Ever wonder what it takes to succeed with online community strategy and operations? Here are 56 lessons learned culled from 20 years of online community building experience.
1. To succeed at online community building, your organization must be able to give members a reason to convene – online or offline.
2. Take time to validate your community strategy with prospective members. They will likely help you make important adjustments to the plan.
3. The sponsoring organization must create a balance of “gives” to members and “gets” from members – no community can be one-sided; every community is collaborative.
4. Involve stakeholders across lines of business and the organization as a whole when determining what the community must accomplish.
5. Create a vision statement that is clear, aspirational and achievable.
6. Share the vision statement within the community so members know what to expect.
7. Define your audience clearly – who the community intends to serve will dictate how you go about serving them.
8. Create a 90-day operational plan for community; revise it every 90 days.
9. The Big Idea: People come for content and stay for community.
10. Start with an emphasis on institutional content, then plan the shift to organic (user generated) content.
11. Get to know your industry influencers on and offline.
12. Engage your industry influencers early and often.
13. Bring legal into community planning before you launch.
14. Make sure your organization’s social media policy is in effect and your people are trained on what it really means.
15. Create clear KPIs for the community and socialize them well.
16. Be sure community success measures are aligned with (at least!) 1 strategic goal of the organization.
17. Don’t expect a miracle.

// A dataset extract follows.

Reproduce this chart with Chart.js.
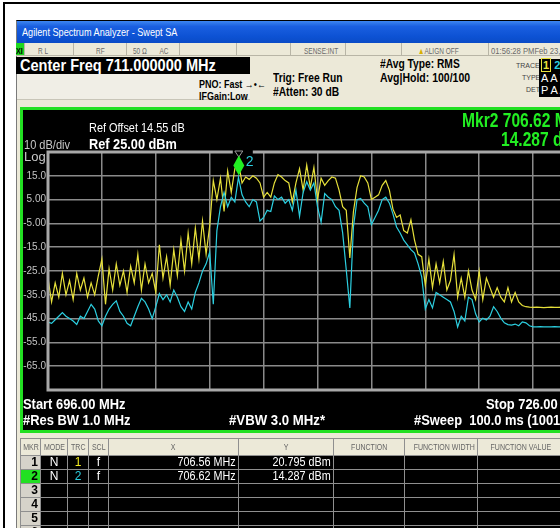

Communities take time to grow.
18. Communities can generate revenue with the right business model in place.
19. Cost reductions can be a short-term win for a community, but long-term ROI is built on innovations, process improvements, increased customer satisfaction and R&D.
20. Know your community’s business goals before shopping for a software vendor. Otherwise you could be buying a boat when you need to cross the desert.
21. Map your business requirements to the software offering’s strengths to enable the right choices.
22. Don’t expect community software to meet your all your needs straight out of the box.
23. Know the difference between B2B online community best practices and B2C best practices — they are different. Very different.
24. Decide early which online community model you will adopt: public, gated or hybrid.
25. If your organization is not good at customer engagement, an online community won’t solve the problem. In fact, it will make your flaws more visible. To everyone.
26. Start with a beta group of friendlies before launching your community to the world.
27. Hire skilled online community managers and treat them with professional respect.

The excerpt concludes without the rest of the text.